**Instructions for the task**
Identify the lines that include the word "this", then copy all of them.

**Source records**
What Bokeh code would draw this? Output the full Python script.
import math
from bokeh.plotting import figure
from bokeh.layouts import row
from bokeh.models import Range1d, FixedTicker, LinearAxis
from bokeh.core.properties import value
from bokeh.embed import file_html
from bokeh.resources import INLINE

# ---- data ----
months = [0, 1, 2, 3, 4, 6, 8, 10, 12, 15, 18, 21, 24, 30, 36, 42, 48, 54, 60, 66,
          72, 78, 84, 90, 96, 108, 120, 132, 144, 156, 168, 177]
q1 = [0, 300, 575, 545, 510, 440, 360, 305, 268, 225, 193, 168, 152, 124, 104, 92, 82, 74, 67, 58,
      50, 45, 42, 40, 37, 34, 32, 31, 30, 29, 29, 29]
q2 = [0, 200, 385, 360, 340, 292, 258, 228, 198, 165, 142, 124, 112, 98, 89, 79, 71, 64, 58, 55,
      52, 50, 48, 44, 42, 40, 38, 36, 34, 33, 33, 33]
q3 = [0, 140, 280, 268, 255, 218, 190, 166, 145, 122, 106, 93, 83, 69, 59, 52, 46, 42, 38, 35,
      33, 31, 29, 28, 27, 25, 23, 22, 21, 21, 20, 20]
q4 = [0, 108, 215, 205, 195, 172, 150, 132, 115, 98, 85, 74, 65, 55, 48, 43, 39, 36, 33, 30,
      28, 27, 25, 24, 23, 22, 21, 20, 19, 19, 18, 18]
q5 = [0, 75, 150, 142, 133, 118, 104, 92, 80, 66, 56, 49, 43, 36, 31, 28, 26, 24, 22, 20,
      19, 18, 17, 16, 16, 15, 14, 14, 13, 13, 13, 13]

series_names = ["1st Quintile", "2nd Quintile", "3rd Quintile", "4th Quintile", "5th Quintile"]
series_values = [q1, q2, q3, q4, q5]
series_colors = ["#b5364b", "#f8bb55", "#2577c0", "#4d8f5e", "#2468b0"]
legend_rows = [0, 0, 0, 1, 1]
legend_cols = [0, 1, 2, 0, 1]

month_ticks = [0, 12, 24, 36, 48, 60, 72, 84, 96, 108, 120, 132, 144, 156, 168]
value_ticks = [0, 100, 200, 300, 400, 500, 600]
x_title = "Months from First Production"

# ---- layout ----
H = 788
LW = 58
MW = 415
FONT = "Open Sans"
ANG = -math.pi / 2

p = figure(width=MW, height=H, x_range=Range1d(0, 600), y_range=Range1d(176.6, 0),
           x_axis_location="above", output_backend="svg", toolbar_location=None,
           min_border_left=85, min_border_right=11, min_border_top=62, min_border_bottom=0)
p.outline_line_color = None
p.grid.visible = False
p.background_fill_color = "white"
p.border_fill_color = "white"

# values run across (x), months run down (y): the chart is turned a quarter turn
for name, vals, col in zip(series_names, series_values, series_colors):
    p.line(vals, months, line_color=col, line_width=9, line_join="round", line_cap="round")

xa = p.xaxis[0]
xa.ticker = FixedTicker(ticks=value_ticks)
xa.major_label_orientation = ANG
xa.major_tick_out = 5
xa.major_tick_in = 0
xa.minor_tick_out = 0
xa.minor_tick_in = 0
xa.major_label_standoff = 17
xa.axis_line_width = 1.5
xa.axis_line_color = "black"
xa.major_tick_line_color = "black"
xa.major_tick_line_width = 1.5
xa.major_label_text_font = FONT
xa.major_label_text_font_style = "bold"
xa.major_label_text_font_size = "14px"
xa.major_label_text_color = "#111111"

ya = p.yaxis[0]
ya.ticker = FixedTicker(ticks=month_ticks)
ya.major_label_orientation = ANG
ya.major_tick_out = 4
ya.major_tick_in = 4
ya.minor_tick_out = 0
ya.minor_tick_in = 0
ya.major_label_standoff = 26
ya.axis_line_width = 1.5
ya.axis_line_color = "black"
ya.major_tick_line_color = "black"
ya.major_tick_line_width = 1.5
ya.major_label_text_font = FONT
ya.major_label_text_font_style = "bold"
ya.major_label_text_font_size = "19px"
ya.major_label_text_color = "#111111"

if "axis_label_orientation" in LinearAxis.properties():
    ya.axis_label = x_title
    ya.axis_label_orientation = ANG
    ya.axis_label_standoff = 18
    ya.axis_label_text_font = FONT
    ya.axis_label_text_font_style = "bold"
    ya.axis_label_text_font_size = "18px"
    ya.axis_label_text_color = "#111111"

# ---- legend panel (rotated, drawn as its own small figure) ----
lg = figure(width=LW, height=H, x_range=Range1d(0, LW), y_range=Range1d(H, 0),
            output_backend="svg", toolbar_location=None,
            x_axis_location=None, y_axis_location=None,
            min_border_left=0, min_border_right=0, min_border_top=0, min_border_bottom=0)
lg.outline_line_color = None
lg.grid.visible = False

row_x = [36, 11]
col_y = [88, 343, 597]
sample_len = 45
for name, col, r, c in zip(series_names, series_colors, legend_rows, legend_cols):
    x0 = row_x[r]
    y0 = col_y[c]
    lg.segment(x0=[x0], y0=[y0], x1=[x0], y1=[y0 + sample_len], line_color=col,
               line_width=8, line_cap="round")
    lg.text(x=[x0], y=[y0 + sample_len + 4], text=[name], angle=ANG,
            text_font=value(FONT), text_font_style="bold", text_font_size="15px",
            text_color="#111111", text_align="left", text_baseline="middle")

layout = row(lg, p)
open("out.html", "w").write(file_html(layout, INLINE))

...

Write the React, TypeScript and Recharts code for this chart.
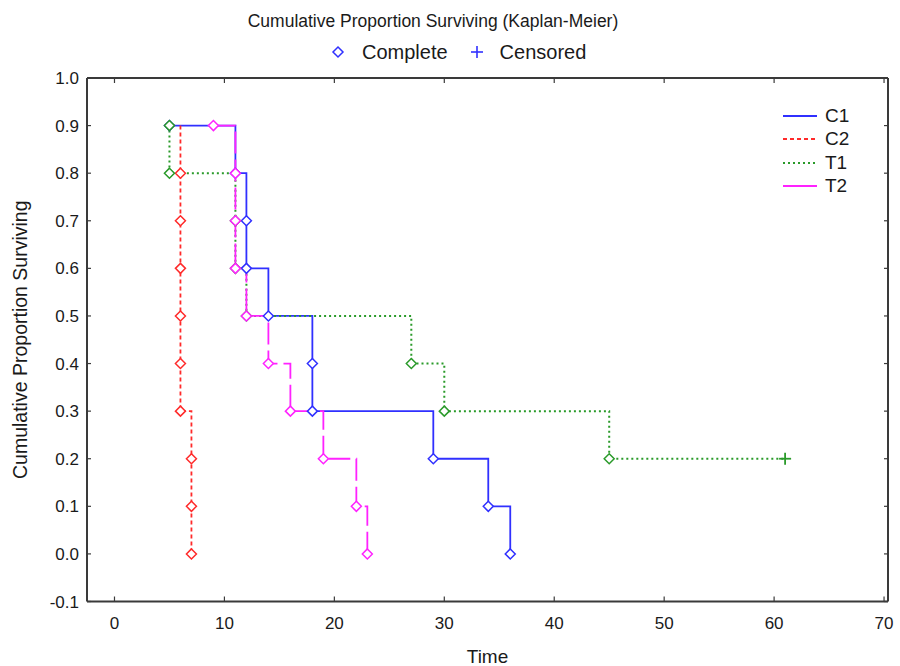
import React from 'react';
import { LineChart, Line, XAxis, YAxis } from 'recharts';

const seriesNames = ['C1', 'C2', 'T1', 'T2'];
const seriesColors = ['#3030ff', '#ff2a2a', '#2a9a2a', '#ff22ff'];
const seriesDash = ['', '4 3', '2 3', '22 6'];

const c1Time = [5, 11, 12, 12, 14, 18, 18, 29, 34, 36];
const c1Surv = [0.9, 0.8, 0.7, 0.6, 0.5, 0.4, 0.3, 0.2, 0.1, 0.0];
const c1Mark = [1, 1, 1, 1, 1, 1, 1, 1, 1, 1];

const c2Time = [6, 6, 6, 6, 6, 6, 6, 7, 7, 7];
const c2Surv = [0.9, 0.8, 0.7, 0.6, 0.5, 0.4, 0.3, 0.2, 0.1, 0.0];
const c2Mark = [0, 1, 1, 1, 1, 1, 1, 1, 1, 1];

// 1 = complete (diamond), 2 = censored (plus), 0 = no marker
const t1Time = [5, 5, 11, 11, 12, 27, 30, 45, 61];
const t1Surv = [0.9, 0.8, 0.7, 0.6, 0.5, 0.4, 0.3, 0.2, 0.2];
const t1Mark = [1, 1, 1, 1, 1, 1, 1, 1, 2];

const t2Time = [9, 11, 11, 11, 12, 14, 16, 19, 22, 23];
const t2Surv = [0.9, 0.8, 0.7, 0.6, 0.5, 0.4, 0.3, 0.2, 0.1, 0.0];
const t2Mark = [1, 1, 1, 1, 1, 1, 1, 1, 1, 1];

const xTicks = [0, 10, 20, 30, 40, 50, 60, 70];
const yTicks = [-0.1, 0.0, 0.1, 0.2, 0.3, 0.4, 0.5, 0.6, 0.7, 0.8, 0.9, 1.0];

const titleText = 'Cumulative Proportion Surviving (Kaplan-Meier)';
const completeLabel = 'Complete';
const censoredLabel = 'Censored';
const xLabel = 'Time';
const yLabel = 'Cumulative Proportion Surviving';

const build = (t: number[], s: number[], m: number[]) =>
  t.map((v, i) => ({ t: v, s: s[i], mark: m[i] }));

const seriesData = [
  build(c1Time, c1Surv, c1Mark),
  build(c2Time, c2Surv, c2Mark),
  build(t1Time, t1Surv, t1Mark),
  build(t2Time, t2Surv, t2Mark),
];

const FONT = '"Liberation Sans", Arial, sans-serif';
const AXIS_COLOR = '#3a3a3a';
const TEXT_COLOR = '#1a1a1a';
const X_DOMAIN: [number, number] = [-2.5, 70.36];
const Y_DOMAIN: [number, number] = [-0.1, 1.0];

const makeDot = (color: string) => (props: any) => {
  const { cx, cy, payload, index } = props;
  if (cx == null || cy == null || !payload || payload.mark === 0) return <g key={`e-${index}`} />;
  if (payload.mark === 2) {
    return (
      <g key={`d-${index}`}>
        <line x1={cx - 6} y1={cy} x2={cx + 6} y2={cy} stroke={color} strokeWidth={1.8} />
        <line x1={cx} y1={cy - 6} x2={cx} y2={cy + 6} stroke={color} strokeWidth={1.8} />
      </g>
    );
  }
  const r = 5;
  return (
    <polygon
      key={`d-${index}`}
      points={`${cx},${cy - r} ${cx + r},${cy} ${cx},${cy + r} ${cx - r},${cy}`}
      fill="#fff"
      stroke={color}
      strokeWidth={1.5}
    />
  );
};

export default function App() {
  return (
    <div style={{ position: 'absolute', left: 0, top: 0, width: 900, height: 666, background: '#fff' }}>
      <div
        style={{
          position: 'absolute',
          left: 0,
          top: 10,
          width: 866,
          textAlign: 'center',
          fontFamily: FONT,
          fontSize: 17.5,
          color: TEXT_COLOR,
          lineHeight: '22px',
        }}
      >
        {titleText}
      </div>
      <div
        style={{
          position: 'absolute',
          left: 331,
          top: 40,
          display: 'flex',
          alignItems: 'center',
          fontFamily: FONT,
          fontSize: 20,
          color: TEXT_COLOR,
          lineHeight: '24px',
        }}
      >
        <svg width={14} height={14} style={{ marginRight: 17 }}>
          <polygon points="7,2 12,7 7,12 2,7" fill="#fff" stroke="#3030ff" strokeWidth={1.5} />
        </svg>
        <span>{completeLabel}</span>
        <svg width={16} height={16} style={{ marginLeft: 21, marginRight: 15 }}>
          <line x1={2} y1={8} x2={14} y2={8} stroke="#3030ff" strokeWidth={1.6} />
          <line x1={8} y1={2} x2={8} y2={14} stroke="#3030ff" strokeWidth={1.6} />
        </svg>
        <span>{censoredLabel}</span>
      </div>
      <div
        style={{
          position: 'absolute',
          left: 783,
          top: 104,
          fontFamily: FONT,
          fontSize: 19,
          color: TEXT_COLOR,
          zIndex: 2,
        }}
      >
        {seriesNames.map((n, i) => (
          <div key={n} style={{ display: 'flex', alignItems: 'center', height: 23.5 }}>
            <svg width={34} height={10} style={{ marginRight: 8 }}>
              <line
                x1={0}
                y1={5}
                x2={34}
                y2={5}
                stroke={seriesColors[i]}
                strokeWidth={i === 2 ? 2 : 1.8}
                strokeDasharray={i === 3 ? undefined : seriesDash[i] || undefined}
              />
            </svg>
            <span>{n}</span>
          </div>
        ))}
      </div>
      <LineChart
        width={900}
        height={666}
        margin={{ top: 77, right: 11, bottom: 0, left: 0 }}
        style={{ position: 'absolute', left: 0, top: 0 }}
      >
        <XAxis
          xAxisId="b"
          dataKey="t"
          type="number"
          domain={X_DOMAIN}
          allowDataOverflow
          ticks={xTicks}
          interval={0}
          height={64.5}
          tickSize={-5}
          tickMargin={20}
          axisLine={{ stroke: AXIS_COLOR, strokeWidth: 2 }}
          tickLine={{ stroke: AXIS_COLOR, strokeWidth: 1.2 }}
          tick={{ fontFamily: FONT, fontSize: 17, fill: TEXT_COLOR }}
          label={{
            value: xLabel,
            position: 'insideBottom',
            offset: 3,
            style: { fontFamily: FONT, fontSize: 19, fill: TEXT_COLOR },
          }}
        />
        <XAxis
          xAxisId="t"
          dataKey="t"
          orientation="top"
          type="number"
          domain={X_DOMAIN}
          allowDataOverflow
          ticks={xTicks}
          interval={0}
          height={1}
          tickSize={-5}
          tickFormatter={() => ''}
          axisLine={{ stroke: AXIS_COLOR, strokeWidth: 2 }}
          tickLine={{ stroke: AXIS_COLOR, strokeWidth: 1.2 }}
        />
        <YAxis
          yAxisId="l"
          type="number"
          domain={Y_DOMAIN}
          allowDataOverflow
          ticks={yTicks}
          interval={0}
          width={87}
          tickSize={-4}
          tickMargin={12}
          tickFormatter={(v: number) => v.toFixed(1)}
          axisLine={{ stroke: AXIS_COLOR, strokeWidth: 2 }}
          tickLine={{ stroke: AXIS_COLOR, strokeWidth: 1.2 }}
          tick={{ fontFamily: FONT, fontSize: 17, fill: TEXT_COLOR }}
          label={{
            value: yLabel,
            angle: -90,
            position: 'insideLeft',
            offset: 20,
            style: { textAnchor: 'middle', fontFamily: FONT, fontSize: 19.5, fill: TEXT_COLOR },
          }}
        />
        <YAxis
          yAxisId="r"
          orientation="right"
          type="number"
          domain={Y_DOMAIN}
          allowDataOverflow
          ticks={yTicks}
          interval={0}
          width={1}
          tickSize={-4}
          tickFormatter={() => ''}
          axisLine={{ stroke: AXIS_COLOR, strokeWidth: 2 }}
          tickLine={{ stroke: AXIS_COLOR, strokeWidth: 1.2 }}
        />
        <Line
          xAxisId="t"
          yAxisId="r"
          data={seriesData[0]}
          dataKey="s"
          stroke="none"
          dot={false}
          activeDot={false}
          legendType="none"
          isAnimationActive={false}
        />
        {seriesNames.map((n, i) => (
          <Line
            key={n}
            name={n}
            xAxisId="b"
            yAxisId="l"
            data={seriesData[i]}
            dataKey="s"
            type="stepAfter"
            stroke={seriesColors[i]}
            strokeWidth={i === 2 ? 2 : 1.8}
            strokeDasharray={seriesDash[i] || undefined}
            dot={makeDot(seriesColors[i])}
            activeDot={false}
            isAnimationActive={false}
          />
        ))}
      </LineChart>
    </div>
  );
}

--

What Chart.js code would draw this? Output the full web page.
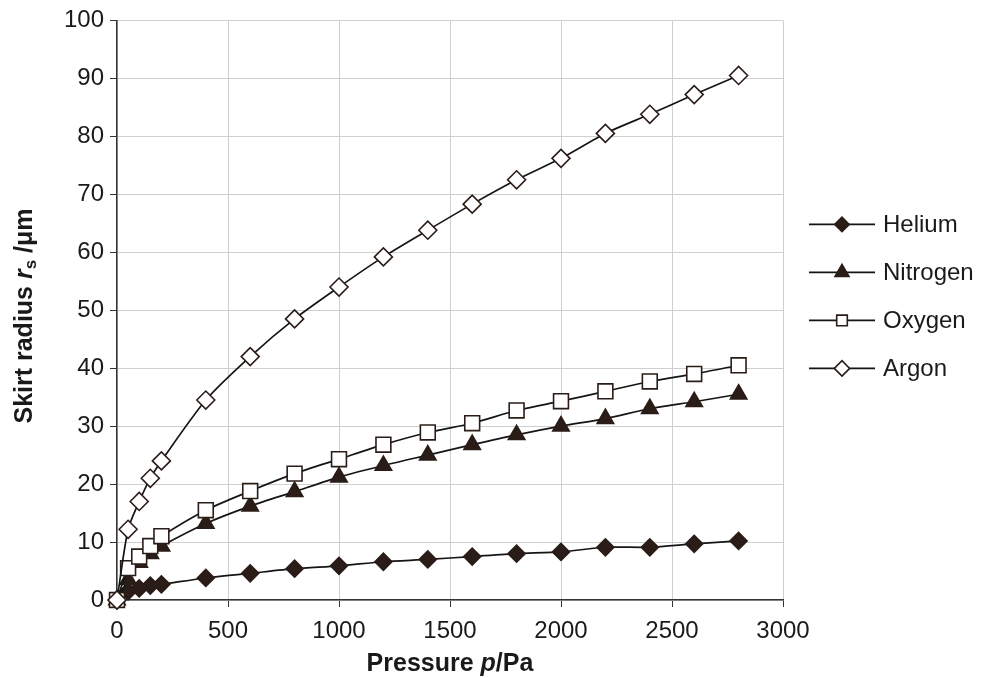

**Written response**
What Bokeh code would draw this? Output the full Python script.
Write the React, TypeScript and Recharts code for this chart.
What Chart.js code would draw this? Output the full web page.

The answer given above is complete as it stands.